Paura in Galilea. La scorsa notte almeno due razzi provenienti dal Libano hanno colpito il Nord di Israele. Non ci sono state vittime, mentre alcuni edifici sono rimasti gravemente danneggiati. Nella stessa notte l’esercito israeliano ha risposto al fuoco lanciando a sua volta altri missili verso la zona da cui è partito l’attacco. Un botta e risposta durato qualche ora, senza nessuna ragione ufficiale che possa giustificare un episodio del genere. Le rispettive frontiere non hanno mai registrato – da due anni a questa parte – episodi significativi di violenza. A chi ha buona memoria verranno forse in mente le parole di Nasrallah, leader di Hezbollah, che aveva già annunciato nel febbraio scorso di voler conquistare il nord del Paese. E certo anche quelle piu’ recenti – e meno utopiche – di poche settimane fa, quando il Partito di Dio è tornato a minacciare Israele dopo le tensioni con l’Iran.

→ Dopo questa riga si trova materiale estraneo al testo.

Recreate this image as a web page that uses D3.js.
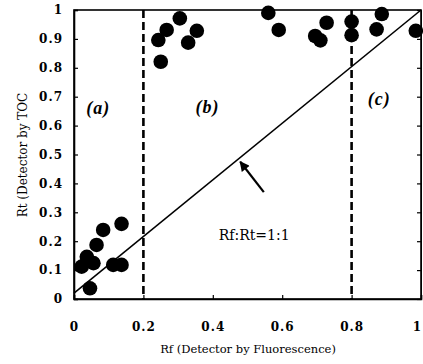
<!DOCTYPE html>
<html><head><meta charset="utf-8">
<script src="https://cdn.jsdelivr.net/npm/d3@7"></script>
<style>body{margin:0;background:#fff;} svg{display:block;}</style>
</head><body>
<script>
// Data
const rfValues = [0.046, 0.022, 0.037, 0.056, 0.065, 0.084, 0.137, 0.113, 0.137,
                  0.243, 0.25, 0.267, 0.305, 0.329, 0.354, 0.56, 0.59, 0.695, 0.71, 0.728,
                  0.80, 0.80, 0.872, 0.887, 0.985];
const rtValues = [0.037, 0.112, 0.146, 0.124, 0.187, 0.239, 0.26, 0.118, 0.118,
                  0.896, 0.821, 0.931, 0.971, 0.887, 0.928, 0.99, 0.931, 0.91, 0.895, 0.956,
                  0.96, 0.913, 0.933, 0.986, 0.928];
const xTicks = [0, 0.2, 0.4, 0.6, 0.8, 1];
const yTicks = [0, 0.1, 0.2, 0.3, 0.4, 0.5, 0.6, 0.7, 0.8, 0.9, 1];
const regionBounds = [0.2, 0.8];
const regionLabels = ["(a)", "(b)", "(c)"];
const regionLabelX = [0.07, 0.385, 0.88];
const regionLabelY = [0.64, 0.645, 0.67];
const lineRf = [0, 1];
const lineRt = [0.02, 1];
const arrowTail = [0.547, 0.37];
const arrowTip = [0.479, 0.475];
const lineLabel = "Rf:Rt=1:1";
const xTitle = "Rf (Detector by Fluorescence)";
const yTitle = "Rt (Detector by TOC";

const W = 423, H = 364;
const mLeft = 74, mRight = 421, mTop = 10, mBottom = 299;
const svg = d3.select("body").append("svg").attr("width", W).attr("height", H);
const x = d3.scaleLinear().domain([0, 1]).range([mLeft, mRight]);
const y = d3.scaleLinear().domain([0, 1]).range([mBottom, mTop]);
const font = "'DejaVu Serif', 'Liberation Serif', serif";
const fontTimes = "'Liberation Serif', 'DejaVu Serif', serif";

// frame
svg.append("rect").attr("x", mLeft).attr("y", mTop).attr("width", mRight - mLeft).attr("height", mBottom - mTop)
  .attr("fill", "none").attr("stroke", "#000").attr("stroke-width", 1.6);

// axes with inward ticks
const xAxis = svg.append("g").attr("transform", `translate(0,${mBottom})`)
  .call(d3.axisBottom(x).tickValues(xTicks).tickSize(-4).tickPadding(23).tickFormat(d => d3.format("")(d)));
const yAxis = svg.append("g").attr("transform", `translate(${mLeft},0)`)
  .call(d3.axisLeft(y).tickValues(yTicks).tickSize(-4).tickPadding(11).tickFormat(d => d3.format("")(d)));
svg.append("g").attr("transform", `translate(${mRight},0)`)
  .call(d3.axisRight(y).tickValues(yTicks).tickSize(-4).tickFormat(""));
[xAxis, yAxis].forEach(g => {
  g.select(".domain").attr("stroke", "#000").attr("stroke-width", 1.6);
  g.selectAll("text").attr("font-family", font).attr("font-size", 12).attr("font-weight", "bold")
    .attr("letter-spacing", 1).attr("fill", "#000");
});
xAxis.selectAll(".tick text").filter(d => d === 1).attr("dx", -4);
svg.selectAll(".tick line").attr("stroke", "#000").attr("stroke-width", 1.2);

// dashed region boundaries
svg.selectAll(".bound").data(regionBounds).enter().append("line")
  .attr("x1", d => x(d)).attr("x2", d => x(d)).attr("y1", y(1)).attr("y2", y(0))
  .attr("stroke", "#000").attr("stroke-width", 2.6).attr("stroke-dasharray", "8,4");

// 1:1 line
svg.append("line").attr("x1", x(lineRf[0])).attr("y1", y(lineRt[0]))
  .attr("x2", x(lineRf[1])).attr("y2", y(lineRt[1])).attr("stroke", "#000").attr("stroke-width", 1.6);

// arrow
svg.append("defs").append("marker").attr("id", "ah").attr("viewBox", "0 0 10 10").attr("refX", 9).attr("refY", 5)
  .attr("markerWidth", 12).attr("markerHeight", 10).attr("markerUnits", "userSpaceOnUse").attr("orient", "auto")
  .append("path").attr("d", "M0,0 L10,5 L0,10 Z").attr("fill", "#000");
svg.append("line").attr("x1", x(arrowTail[0])).attr("y1", y(arrowTail[1]))
  .attr("x2", x(arrowTip[0])).attr("y2", y(arrowTip[1])).attr("stroke", "#000").attr("stroke-width", 2.2)
  .attr("marker-end", "url(#ah)");

// points
svg.selectAll(".pt").data(rfValues).enter().append("circle")
  .attr("cx", d => x(d)).attr("cy", (d, i) => y(rtValues[i])).attr("r", 7.3).attr("fill", "#000");

// region labels
svg.selectAll(".rl").data(regionLabels).enter().append("text")
  .attr("x", (d, i) => x(regionLabelX[i])).attr("y", (d, i) => y(regionLabelY[i]))
  .attr("text-anchor", "middle").attr("font-family", fontTimes).attr("font-size", 18)
  .attr("letter-spacing", 1).attr("font-style", "italic").attr("font-weight", "bold").text(d => d);

svg.append("text").attr("x", x(0.417)).attr("y", y(0.203)).attr("font-family", font).attr("font-size", 14)
  .text(lineLabel);

svg.append("text").attr("x", 248).attr("y", 353).attr("text-anchor", "middle")
  .attr("font-family", font).attr("font-size", 11.5).text(xTitle);
svg.append("text").attr("transform", `translate(27,155) rotate(-90)`).attr("text-anchor", "middle")
  .attr("font-family", font).attr("font-size", 12).text(yTitle);
</script>
</body></html>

Le voci di un attacco israeliano nello stato di Ahmadinejad da attendersi prima di Natale si sono improvvisamente calmate, mentre è aumentato il clima di sospetto per via di un curioso episodio di qualche giorno fa. Sabato scorso sono morte 17 persone e 16 sono rimaste ferite in un’esplosione causata da ignoti nella caserma dei pasdarandi Shahid Modarres, nel villaggio di Bidganeh vicino a Karaj, a ovest di Teheran. L’episodio è avvenuto in circostanze sospette e molti non esitano a puntare il dito contro il Mossad. La stampa filo islamica ha gridato immediatamente al complotto, visto che quella base avrebbe dovuto essere impiegata in un attacco contro Israele ed ora risulta inutilizzabile.
Le due esplosioni, a prima vista isolate, potrebbero allora trovare una chiave di lettura abbastanza semplice, e per alcuni in Terra d’Israele la spiegazione è fin troppo palese. Sopratutto se pensiamo che un attacco come quello della notte scorsa non accadeva dal 2009, quando le rispettive frontiere tornarono a essere quasi un territorio franco. E l’unico grave precedente risale a ben cinque anni fa, quando venne combattuto un conflitto durato 34 giorni tra israeliani e Hezbollah. Quest’ultimo – ironia della sorte – sostenuto proprio dall’Iran. Ecco perché un episodio del genere non fa dormire sonni tranquilli nemmeno all’Unione europea, che ha già convocato un incontro straordinario con rappresentati di Libano e Israele per cercare un’intesa tra i due.
Oggi la situazione politica dell’intera zona è ben diversa da quella di due anni fa. Alle urne egiziane sono favoriti i Fratelli Musulmani che certo non tifano per il vicino Israele; la Siria sta affogando sotto l’onda della primavera araba e l’Iran di Ahmadinejad conserva ancora il recondito desiderio – ma neanche troppo recondito – di togliere Israele dalle cartine del Medio Oriente. E in qualche modo il Libano la scorsa notte ha bussato alle porte del comune nemico sionista, quasi a voler dire: “attento, perché ci siamo anche noi, e stiamo con gli altri”.